___ Data provided
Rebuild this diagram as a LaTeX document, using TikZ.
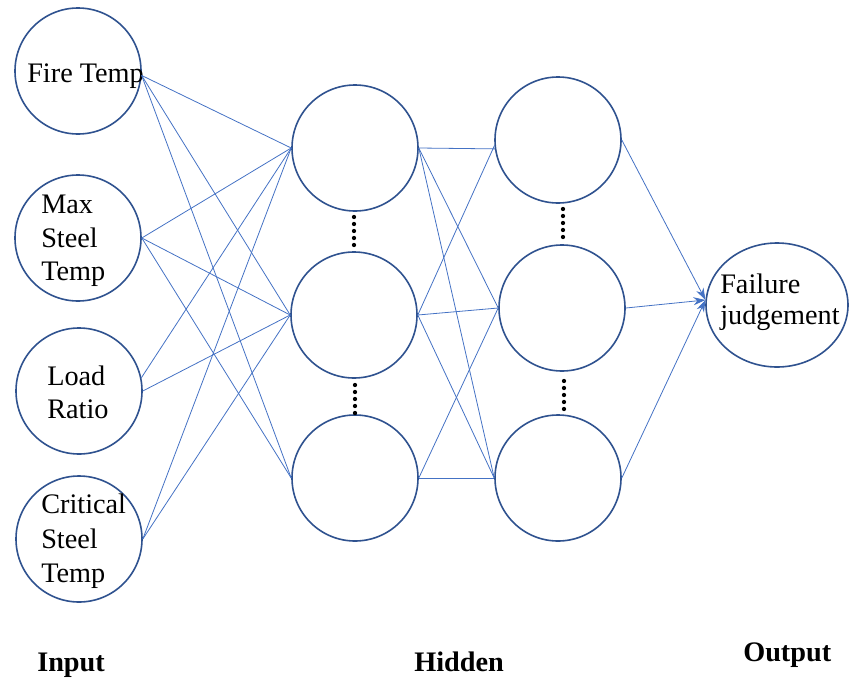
\documentclass[tikz,border=0pt]{standalone}
\usepackage{fontspec}
\setmainfont{Liberation Serif}
\usetikzlibrary{arrows.meta,shapes.geometric}
\definecolor{ring}{HTML}{2F528F}
\definecolor{wire}{HTML}{4472C4}
\begin{document}
\begin{tikzpicture}[x=0.75pt,y=-0.75pt,
  neuron/.style={circle,draw=ring,line width=1.2pt,minimum size=94.5pt,inner sep=0pt},
  outnode/.style={ellipse,draw=ring,line width=1.2pt,minimum width=106.5pt,minimum height=93pt,inner sep=0pt},
  txt/.style={anchor=base west,inner sep=0pt,font=\fontsize{21.2}{25}\selectfont},
  lbl/.style={anchor=base west,inner sep=0pt,font=\fontsize{21.2}{25}\selectfont\bfseries},
  wirestyle/.style={draw=wire,line width=0.6pt},
  arr/.style={wirestyle,-{Stealth[length=9pt,width=6pt]}},
  vdot/.style={circle,fill=black,inner sep=0pt,minimum size=3.2pt}]
\useasboundingbox (0,0) rectangle (849,678);
% input layer
\node[neuron] (i1) at (78,71) {};
\node[neuron] (i2) at (78,238) {};
\node[neuron] (i3) at (79,391) {};
\node[neuron] (i4) at (79,539) {};
% hidden layer 1
\node[neuron] (h1) at (355,148) {};
\node[neuron] (h2) at (354,315) {};
\node[neuron] (h3) at (355,478) {};
% hidden layer 2
\node[neuron] (g1) at (558,140) {};
\node[neuron] (g2) at (562,308) {};
\node[neuron] (g3) at (558,478) {};
% output
\node[outnode] (o) at (777,305) {};
% texts
\node[txt] (t1) at (27,82) {Fire Temp};
\node[txt] (t2a) at (41,213) {Max};
\node[txt] (t2b) at (41,247) {Steel};
\node[txt] (t2c) at (41,280) {Temp};
\node[txt] (t3a) at (47,385) {Load};
\node[txt] (t3b) at (47,418) {Ratio};
\node[txt] (t4a) at (41,513) {Critical};
\node[txt] (t4b) at (41,548) {Steel};
\node[txt] (t4c) at (41,582) {Temp};
\node[txt] (t5a) at (720,293) {Failure};
\node[txt] (t5b) at (720,324) {judgement};
\node[lbl] (l1) at (37,671) {Input};
\node[lbl] (l2) at (414,671) {Hidden};
\node[lbl] (l3) at (743,661) {Output};
% input -> hidden 1
\draw[wirestyle] (i1.-4) -- (h1.west);
\draw[wirestyle] (i1.-4) -- (h2.west);
\draw[wirestyle] (i1.-4) -- (h3.west);
\draw[wirestyle] (i2.east) -- (h1.west);
\draw[wirestyle] (i2.east) -- (h2.west);
\draw[wirestyle] (i2.east) -- (h3.west);
\draw[wirestyle] (i3.12) -- (h1.west);
\draw[wirestyle] (i3.east) -- (h2.west);
\draw[wirestyle] (i4.east) -- (h1.west);
\draw[wirestyle] (i4.east) -- (h2.west);
% hidden 1 -> hidden 2
\draw[wirestyle] (h1.east) -- (g1.188);
\draw[wirestyle] (h1.east) -- (g2.west);
\draw[wirestyle] (h1.east) -- (g3.west);
\draw[wirestyle] (h2.east) -- (g1.185);
\draw[wirestyle] (h2.east) -- (g2.west);
\draw[wirestyle] (h2.east) -- (g3.west);
\draw[wirestyle] (h3.east) -- (g2.west);
\draw[wirestyle] (h3.east) -- (g3.west);
% hidden 2 -> output
\draw[arr] (g1.east) -- (o.176);
\draw[arr] (g2.east) -- (o.176);
\draw[arr] (g3.east) -- (o.176);
% vertical dots
\foreach \k in {0,...,4} {
  \node[vdot] (da\k) at (354,217+7*\k) {};
  \node[vdot] (db\k) at (355,385+7*\k) {};
  \node[vdot] (dc\k) at (563,209+7*\k) {};
  \node[vdot] (dd\k) at (564,381+7*\k) {};
}
\end{tikzpicture}
\end{document}
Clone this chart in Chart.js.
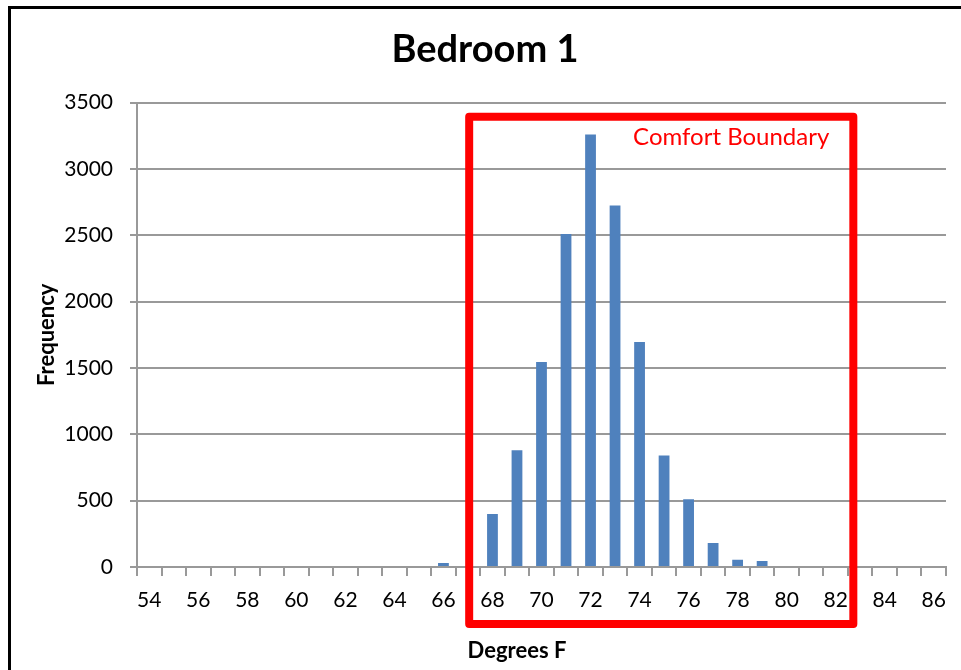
______
Exercise prompt >>
Leave out the pictures and repeat everything else in the records exactly.

Answer to the problem >>
Rebuild this diagram as a LaTeX document, using TikZ.
\documentclass[tikz,border=0pt]{standalone}
\usepackage{fontspec}
\setmainfont{Liberation Serif}
\usetikzlibrary{arrows.meta,shapes.geometric}
\definecolor{ring}{HTML}{2F528F}
\definecolor{wire}{HTML}{4472C4}
\begin{document}
\begin{tikzpicture}[x=0.75pt,y=-0.75pt,
  neuron/.style={circle,draw=ring,line width=1.2pt,minimum size=94.5pt,inner sep=0pt},
  outnode/.style={ellipse,draw=ring,line width=1.2pt,minimum width=106.5pt,minimum height=93pt,inner sep=0pt},
  txt/.style={anchor=base west,inner sep=0pt,font=\fontsize{21.2}{25}\selectfont},
  lbl/.style={anchor=base west,inner sep=0pt,font=\fontsize{21.2}{25}\selectfont\bfseries},
  wirestyle/.style={draw=wire,line width=0.6pt},
  arr/.style={wirestyle,-{Stealth[length=9pt,width=6pt]}},
  vdot/.style={circle,fill=black,inner sep=0pt,minimum size=3.2pt}]
\useasboundingbox (0,0) rectangle (849,678);
% input layer
\node[neuron] (i1) at (78,71) {};
\node[neuron] (i2) at (78,238) {};
\node[neuron] (i3) at (79,391) {};
\node[neuron] (i4) at (79,539) {};
% hidden layer 1
\node[neuron] (h1) at (355,148) {};
\node[neuron] (h2) at (354,315) {};
\node[neuron] (h3) at (355,478) {};
% hidden layer 2
\node[neuron] (g1) at (558,140) {};
\node[neuron] (g2) at (562,308) {};
\node[neuron] (g3) at (558,478) {};
% output
\node[outnode] (o) at (777,305) {};
% texts
\node[txt] (t1) at (27,82) {Fire Temp};
\node[txt] (t2a) at (41,213) {Max};
\node[txt] (t2b) at (41,247) {Steel};
\node[txt] (t2c) at (41,280) {Temp};
\node[txt] (t3a) at (47,385) {Load};
\node[txt] (t3b) at (47,418) {Ratio};
\node[txt] (t4a) at (41,513) {Critical};
\node[txt] (t4b) at (41,548) {Steel};
\node[txt] (t4c) at (41,582) {Temp};
\node[txt] (t5a) at (720,293) {Failure};
\node[txt] (t5b) at (720,324) {judgement};
\node[lbl] (l1) at (37,671) {Input};
\node[lbl] (l2) at (414,671) {Hidden};
\node[lbl] (l3) at (743,661) {Output};
% input -> hidden 1
\draw[wirestyle] (i1.-4) -- (h1.west);
\draw[wirestyle] (i1.-4) -- (h2.west);
\draw[wirestyle] (i1.-4) -- (h3.west);
\draw[wirestyle] (i2.east) -- (h1.west);
\draw[wirestyle] (i2.east) -- (h2.west);
\draw[wirestyle] (i2.east) -- (h3.west);
\draw[wirestyle] (i3.12) -- (h1.west);
\draw[wirestyle] (i3.east) -- (h2.west);
\draw[wirestyle] (i4.east) -- (h1.west);
\draw[wirestyle] (i4.east) -- (h2.west);
% hidden 1 -> hidden 2
\draw[wirestyle] (h1.east) -- (g1.188);
\draw[wirestyle] (h1.east) -- (g2.west);
\draw[wirestyle] (h1.east) -- (g3.west);
\draw[wirestyle] (h2.east) -- (g1.185);
\draw[wirestyle] (h2.east) -- (g2.west);
\draw[wirestyle] (h2.east) -- (g3.west);
\draw[wirestyle] (h3.east) -- (g2.west);
\draw[wirestyle] (h3.east) -- (g3.west);
% hidden 2 -> output
\draw[arr] (g1.east) -- (o.176);
\draw[arr] (g2.east) -- (o.176);
\draw[arr] (g3.east) -- (o.176);
% vertical dots
\foreach \k in {0,...,4} {
  \node[vdot] (da\k) at (354,217+7*\k) {};
  \node[vdot] (db\k) at (355,385+7*\k) {};
  \node[vdot] (dc\k) at (563,209+7*\k) {};
  \node[vdot] (dd\k) at (564,381+7*\k) {};
}
\end{tikzpicture}
\end{document}
Clone this chart in Chart.js.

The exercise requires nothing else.